■ SHORT PROBLEM
Print, word for word, every line from the beginning of the listing up to and including the line with "dry tons per". Pictures are to be excluded.

■ INFORMATION SHOWN
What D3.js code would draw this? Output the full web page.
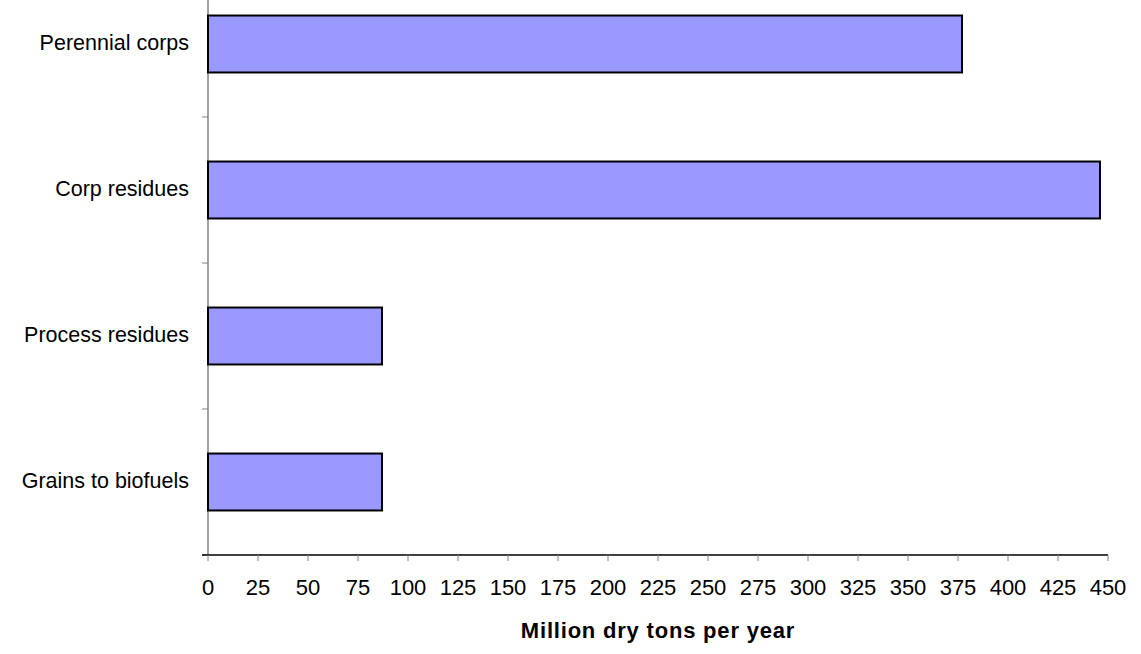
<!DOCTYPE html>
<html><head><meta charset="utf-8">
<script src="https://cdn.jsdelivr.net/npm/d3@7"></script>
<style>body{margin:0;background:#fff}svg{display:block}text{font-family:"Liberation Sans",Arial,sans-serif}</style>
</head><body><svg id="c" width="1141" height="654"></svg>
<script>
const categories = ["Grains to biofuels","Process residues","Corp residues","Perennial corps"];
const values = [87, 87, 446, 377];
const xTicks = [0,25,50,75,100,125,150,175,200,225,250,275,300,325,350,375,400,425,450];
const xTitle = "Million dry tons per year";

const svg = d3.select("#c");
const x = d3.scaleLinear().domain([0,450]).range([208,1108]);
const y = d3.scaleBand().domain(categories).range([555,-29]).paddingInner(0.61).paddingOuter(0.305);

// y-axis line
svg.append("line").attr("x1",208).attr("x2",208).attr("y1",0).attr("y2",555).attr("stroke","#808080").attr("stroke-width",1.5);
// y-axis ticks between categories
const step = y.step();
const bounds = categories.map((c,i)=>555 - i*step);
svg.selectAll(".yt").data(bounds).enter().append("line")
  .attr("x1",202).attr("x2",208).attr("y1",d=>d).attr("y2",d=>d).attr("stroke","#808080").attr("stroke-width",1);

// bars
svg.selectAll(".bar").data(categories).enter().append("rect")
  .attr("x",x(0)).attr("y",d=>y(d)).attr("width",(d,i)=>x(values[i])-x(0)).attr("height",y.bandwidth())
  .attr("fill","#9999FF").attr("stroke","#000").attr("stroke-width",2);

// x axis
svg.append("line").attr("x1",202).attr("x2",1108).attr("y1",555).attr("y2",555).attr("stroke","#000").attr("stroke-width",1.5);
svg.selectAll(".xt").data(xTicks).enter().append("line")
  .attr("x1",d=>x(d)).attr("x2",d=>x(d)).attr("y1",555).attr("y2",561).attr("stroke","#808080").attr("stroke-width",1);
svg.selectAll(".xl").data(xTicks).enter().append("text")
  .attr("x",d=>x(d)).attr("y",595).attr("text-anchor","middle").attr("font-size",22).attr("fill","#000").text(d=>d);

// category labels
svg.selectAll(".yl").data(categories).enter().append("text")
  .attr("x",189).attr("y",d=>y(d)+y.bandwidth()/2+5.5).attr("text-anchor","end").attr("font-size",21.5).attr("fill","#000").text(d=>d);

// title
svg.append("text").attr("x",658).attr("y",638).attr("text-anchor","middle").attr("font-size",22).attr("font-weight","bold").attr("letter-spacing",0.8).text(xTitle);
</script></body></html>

■ THE RESPONSE
What D3.js code would draw this? Output the full web page.
<!DOCTYPE html>
<html><head><meta charset="utf-8">
<script src="https://cdn.jsdelivr.net/npm/d3@7"></script>
<style>body{margin:0;background:#fff}svg{display:block}text{font-family:"Liberation Sans",Arial,sans-serif}</style>
</head><body><svg id="c" width="1141" height="654"></svg>
<script>
const categories = ["Grains to biofuels","Process residues","Corp residues","Perennial corps"];
const values = [87, 87, 446, 377];
const xTicks = [0,25,50,75,100,125,150,175,200,225,250,275,300,325,350,375,400,425,450];
const xTitle = "Million dry tons per year";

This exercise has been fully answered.